Alexi Mostrous, Head of Investigations at Murdoch’s Times of London, just before yearend reports, “Child predators are using YouTube as a ‘shop window’ to showcase abused children before exchanging explicit footage and images with paedophiles around the world. One Brazilian paedophile posted a dozen videos of young girls to YouTube this month. Most were ten seconds long and showed the children standing silently, licking their lips or dancing. One showed a masked child aged about ten saying: “Hey guys I got new underwear.”

Each video was emblazoned with the paedophile’s email address. When an undercover reporter made contact, the man boasted he had 315 gigabytes of material showing ‘naked’ children.

Another alleged child abuser, calling himself Horny Pastor, was allowed to create a YouTube channel despite having a username that had been flagged to US and Canadian child-abuse authorities. He posted five videos including one called ’12 yr old Nancy twerking in grey outfit.’ In his profile section he invited viewers to swap explicit content on Telegram, the encrypted chat application.”

Mostrous added Youtube “listed the first paedophile’s YouTube page in its ‘recommended channels’ section.” He quotes Adrian Waterman, QC, that if YouTube could be shown to have “done an act which encouraged or assisted the possession or showing of indecent images, that might amount to a criminal offence.” 

Yvette Cooper, chairwoman of the home affairs select committee, writes, “I find it beyond belief that this disgusting and illegal material is still being posted on YouTube. It calls into question Google’s fitness for purpose and capability to keep its platform free from illegal material.”

I believe those expecting a technical fix for problems like this have been disappointed. It appears any even modestly effective algorithm will exclude massive amounts of acceptable material. Google’s recent changes have clobbered respected progressive publications in the U.S.  

Almost inevitably, under threat of large fines or other sanctions, the Googles of the world will over-censor. Without simple, clear rules about what is permitted, any corporation will bend over backward to avoid fines. 

Apolitical religious sermons have been taken down because other actions drew condemnation. A statement like this probably would fall under the rubric of “inciting terrorism” as defined by the German and British government.

“For 100 years, British and American forces have killed tens of thousands, starting with the British conquest of Iraq.
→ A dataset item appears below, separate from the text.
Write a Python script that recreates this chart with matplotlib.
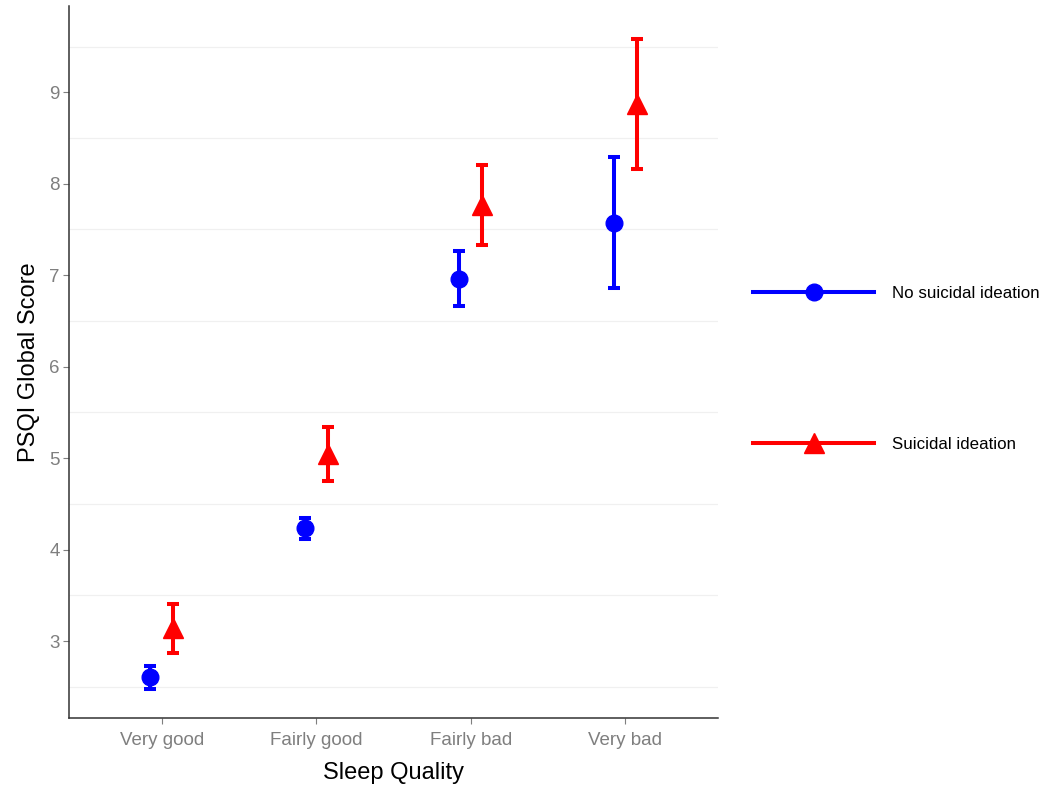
import numpy as np
import matplotlib.pyplot as plt
from matplotlib.lines import Line2D

plt.rcParams['font.family'] = ['Liberation Sans', 'DejaVu Sans']

# data
categories = ["Very good", "Fairly good", "Fairly bad", "Very bad"]
no_si_mean = [2.605, 4.235, 6.96, 7.575]
no_si_lo = [2.48, 4.12, 6.66, 6.86]
no_si_hi = [2.73, 4.35, 7.26, 8.29]
si_mean = [3.14, 5.045, 7.77, 8.87]
si_lo = [2.87, 4.75, 7.33, 8.16]
si_hi = [3.41, 5.34, 8.21, 9.58]
labels = ["No suicidal ideation", "Suicidal ideation"]

fig = plt.figure(figsize=(10.48, 7.91), dpi=100)
ax = fig.add_axes([69 / 1048, 1 - 718 / 791, (718 - 69) / 1048, (718 - 6) / 791])

x = np.arange(1, len(categories) + 1)
dodge = 0.075

groups = [
    (no_si_mean, no_si_lo, no_si_hi, "blue", "o", 12, -dodge),
    (si_mean, si_lo, si_hi, "red", "^", 14.5, dodge),
]
handles = []
for (m, lo, hi, col, mk, ms, off), lab in zip(groups, labels):
    m = np.array(m)
    yerr = [m - np.array(lo), np.array(hi) - m]
    ax.errorbar(x + off, m, yerr=yerr, fmt=mk, color=col, ms=ms,
                elinewidth=2.9, capsize=4.5, capthick=2.9, zorder=3)
    handles.append(Line2D([], [], color=col, lw=2.9, marker=mk, ms=ms, label=lab))

ax.set_xlim(0.4, 4.6)
ax.set_ylim(2.158, 9.944)
ax.set_xticks(x)
ax.set_xticklabels(categories)
ax.set_yticks(range(3, 10))
ax.set_yticks(np.arange(2.5, 10, 1), minor=True)
ax.grid(which="minor", axis="y", color="#f0f0f0", lw=0.9)
ax.tick_params(which="minor", length=0)
ax.tick_params(which="major", colors="#7f7f7f", labelsize=13.5, length=4, width=0.8)
ax.tick_params(axis="x", pad=6.0)
ax.tick_params(axis="y", pad=2.5)
for t in ax.get_xticklabels() + ax.get_yticklabels():
    t.set_color("#7f7f7f")
for s in ["top", "right"]:
    ax.spines[s].set_visible(False)
for s in ["left", "bottom"]:
    ax.spines[s].set_linewidth(1.1)
    ax.spines[s].set_color("#333333")
ax.set_axisbelow(True)

ax.set_xlabel("Sleep Quality", fontsize=17, labelpad=9.5)
ax.set_ylabel("PSQI Global Score", fontsize=17, labelpad=7)

fig.legend(handles=handles, loc="center left", bbox_to_anchor=(745 / 1048, 1 - 369 / 791),
           frameon=False, fontsize=12.2, handlelength=7.1, handletextpad=1.05,
           labelspacing=8.0, borderpad=0)

fig.savefig("out.png", dpi=100, facecolor="white")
The CIA overthrew the Democratic government of Iran in 1953. Hundreds of thousands of Iraqis died, many of starvation and malnutrition, during the American embargo of Iraq, justified by claims of “weapons of mass destruction’ that were never found.’

500,000 Syrians have died in a civil war that would not have occurred without the active support of the Americans and their Saudi allies. Totalitarian regimes, such as Mubarak in Egypt, were supported by  $billions from the Americans. Over a million have suffered from cholera this year in Yemen, due to a blockade by the Saudis supported by a $100B arms deal negotiated directly by Trump’s regime. 

Wedding parties have been bombed, confused with “terrorists.” Drones are killing both targets and bystanders on the flimsiest of evidence, some surely wrong. Discrimination against Muslims in the U.S. is undeniable. In England, it’s so common “Paki-bashing” is now part of the language.” 

All of which is well-supported and true as far as I know. If I added, as I believe, the net result has merely been the replacement of one group of corrupt, violent thugs with another group of corrupt, violent thugs approved by the Americans, as in Afganistan and Iraq, is that supporting terrorism? 

What if I said it is the patriotic duty of all to actively expel the Americans? That’s a reasonable statement clearly supported by the U.S. Constitution. (I don’t know if I agree.)

Google, under threats of $500M in German fines, would probably censor that algorithmically. They be fools to take the risk; Google’s top management are not fools.

There’s no easy answer to censoring clearly illegal content, like child pornography, without also censoring clearly legal speech, like the famous Vietnam photo of a napalmed young girl.